» AIM OF THE TASK: Everything in the listing except the pictures should be written out exactly.

» GIVEN DATA:
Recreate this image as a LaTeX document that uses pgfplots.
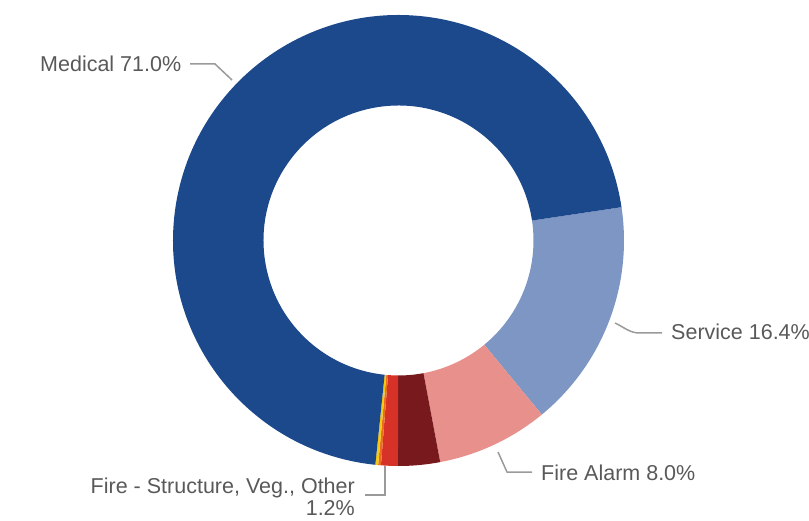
\documentclass[border=0pt]{standalone}
\usepackage{pgfplots}
\pgfplotsset{compat=1.18}
\usepackage{pgfplotstable}
\usepackage{fontspec}
\setmainfont{Liberation Sans}

\definecolor{slice0}{HTML}{7D96C3} % Service
\definecolor{slice1}{HTML}{E8918C} % Fire Alarm
\definecolor{slice2}{HTML}{78191E}
\definecolor{slice3}{HTML}{D73228} % Fire - Structure, Veg., Other
\definecolor{slice4}{HTML}{EB6E1E}
\definecolor{slice5}{HTML}{F5C814}
\definecolor{slice6}{HTML}{1C488C} % Medical
\definecolor{labtext}{HTML}{595959}
\definecolor{leader}{HTML}{9A9A9A}

% slices in clockwise order, starting at 8.5 deg
\pgfplotstableread{
name value
Service 16.4
FireAlarm 8.0
Other1 3.0
FireStructure 1.2
Other2 0.2
Other3 0.2
Medical 71.0
}\slices

\begin{document}
\begin{tikzpicture}
% cumulative angles
\def\cum{8.5}
\pgfplotsforeachungrouped \i in {0,...,6}{%
  \pgfplotstablegetelem{\i}{value}\of\slices
  \pgfmathsetmacro\nxt{\cum-3.6*\pgfplotsretval}%
  \expandafter\xdef\csname sa\i\endcsname{\cum}%
  \expandafter\xdef\csname ea\i\endcsname{\nxt}%
  \global\let\cum\nxt
}
\begin{axis}[
  width=809pt, height=520pt, scale only axis,
  xmin=0, xmax=809, ymin=0, ymax=520,
  hide axis, clip=false,
]
\coordinate (ll) at (axis cs:0,0);
\coordinate (ur) at (axis cs:809,520);
\pgfplotsinvokeforeach{0,...,6}{
  \fill[slice#1, shift={(axis cs:398.5,279.5)}]
    (\csname sa#1\endcsname:225.5pt)
    arc[start angle=\csname sa#1\endcsname, end angle=\csname ea#1\endcsname, radius=225.5pt]
    -- (\csname ea#1\endcsname:135pt)
    arc[start angle=\csname ea#1\endcsname, end angle=\csname sa#1\endcsname, radius=135pt]
    -- cycle;
}
% leader lines
\draw[leader, line width=1.5pt] (axis cs:190,456) -- (axis cs:215,456) -- (axis cs:232,440);
\draw[leader, line width=1.5pt] (axis cs:615,197) to[out=-25,in=180] (axis cs:640,187) -- (axis cs:662,187);
\draw[leader, line width=1.5pt] (axis cs:498,68) -- (axis cs:507,48) -- (axis cs:532,48);
\draw[leader, line width=1.5pt] (axis cs:385,54) -- (axis cs:385,25) -- (axis cs:365,25);
% labels
\tikzset{lab/.style={text=labtext, font=\fontsize{21.5}{26}\selectfont, inner sep=0pt}}
\node[lab, anchor=base west] at (axis cs:40,448) {Medical 71.0\%};
\node[lab, anchor=base west] at (axis cs:671,180) {Service 16.4\%};
\node[lab, anchor=base west] at (axis cs:541,40) {Fire Alarm 8.0\%};
\node[lab, anchor=base east] at (axis cs:355,27) {Fire - Structure, Veg., Other};
\node[lab, anchor=base east] at (axis cs:355,5) {1.2\%};
\end{axis}
\pgfresetboundingbox
\useasboundingbox (ll) rectangle (ur);
\end{tikzpicture}
\end{document}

» TASK RESULT:
Recreate this image as a LaTeX document that uses pgfplots.
\documentclass[border=0pt]{standalone}
\usepackage{pgfplots}
\pgfplotsset{compat=1.18}
\usepackage{pgfplotstable}
\usepackage{fontspec}
\setmainfont{Liberation Sans}

\definecolor{slice0}{HTML}{7D96C3} % Service
\definecolor{slice1}{HTML}{E8918C} % Fire Alarm
\definecolor{slice2}{HTML}{78191E}
\definecolor{slice3}{HTML}{D73228} % Fire - Structure, Veg., Other
\definecolor{slice4}{HTML}{EB6E1E}
\definecolor{slice5}{HTML}{F5C814}
\definecolor{slice6}{HTML}{1C488C} % Medical
\definecolor{labtext}{HTML}{595959}
\definecolor{leader}{HTML}{9A9A9A}

% slices in clockwise order, starting at 8.5 deg
\pgfplotstableread{
name value
Service 16.4
FireAlarm 8.0
Other1 3.0
FireStructure 1.2
Other2 0.2
Other3 0.2
Medical 71.0
}\slices

\begin{document}
\begin{tikzpicture}
% cumulative angles
\def\cum{8.5}
\pgfplotsforeachungrouped \i in {0,...,6}{%
  \pgfplotstablegetelem{\i}{value}\of\slices
  \pgfmathsetmacro\nxt{\cum-3.6*\pgfplotsretval}%
  \expandafter\xdef\csname sa\i\endcsname{\cum}%
  \expandafter\xdef\csname ea\i\endcsname{\nxt}%
  \global\let\cum\nxt
}
\begin{axis}[
  width=809pt, height=520pt, scale only axis,
  xmin=0, xmax=809, ymin=0, ymax=520,
  hide axis, clip=false,
]
\coordinate (ll) at (axis cs:0,0);
\coordinate (ur) at (axis cs:809,520);
\pgfplotsinvokeforeach{0,...,6}{
  \fill[slice#1, shift={(axis cs:398.5,279.5)}]
    (\csname sa#1\endcsname:225.5pt)
    arc[start angle=\csname sa#1\endcsname, end angle=\csname ea#1\endcsname, radius=225.5pt]
    -- (\csname ea#1\endcsname:135pt)
    arc[start angle=\csname ea#1\endcsname, end angle=\csname sa#1\endcsname, radius=135pt]
    -- cycle;
}
% leader lines
\draw[leader, line width=1.5pt] (axis cs:190,456) -- (axis cs:215,456) -- (axis cs:232,440);
\draw[leader, line width=1.5pt] (axis cs:615,197) to[out=-25,in=180] (axis cs:640,187) -- (axis cs:662,187);
\draw[leader, line width=1.5pt] (axis cs:498,68) -- (axis cs:507,48) -- (axis cs:532,48);
\draw[leader, line width=1.5pt] (axis cs:385,54) -- (axis cs:385,25) -- (axis cs:365,25);
% labels
\tikzset{lab/.style={text=labtext, font=\fontsize{21.5}{26}\selectfont, inner sep=0pt}}
\node[lab, anchor=base west] at (axis cs:40,448) {Medical 71.0\%};
\node[lab, anchor=base west] at (axis cs:671,180) {Service 16.4\%};
\node[lab, anchor=base west] at (axis cs:541,40) {Fire Alarm 8.0\%};
\node[lab, anchor=base east] at (axis cs:355,27) {Fire - Structure, Veg., Other};
\node[lab, anchor=base east] at (axis cs:355,5) {1.2\%};
\end{axis}
\pgfresetboundingbox
\useasboundingbox (ll) rectangle (ur);
\end{tikzpicture}
\end{document}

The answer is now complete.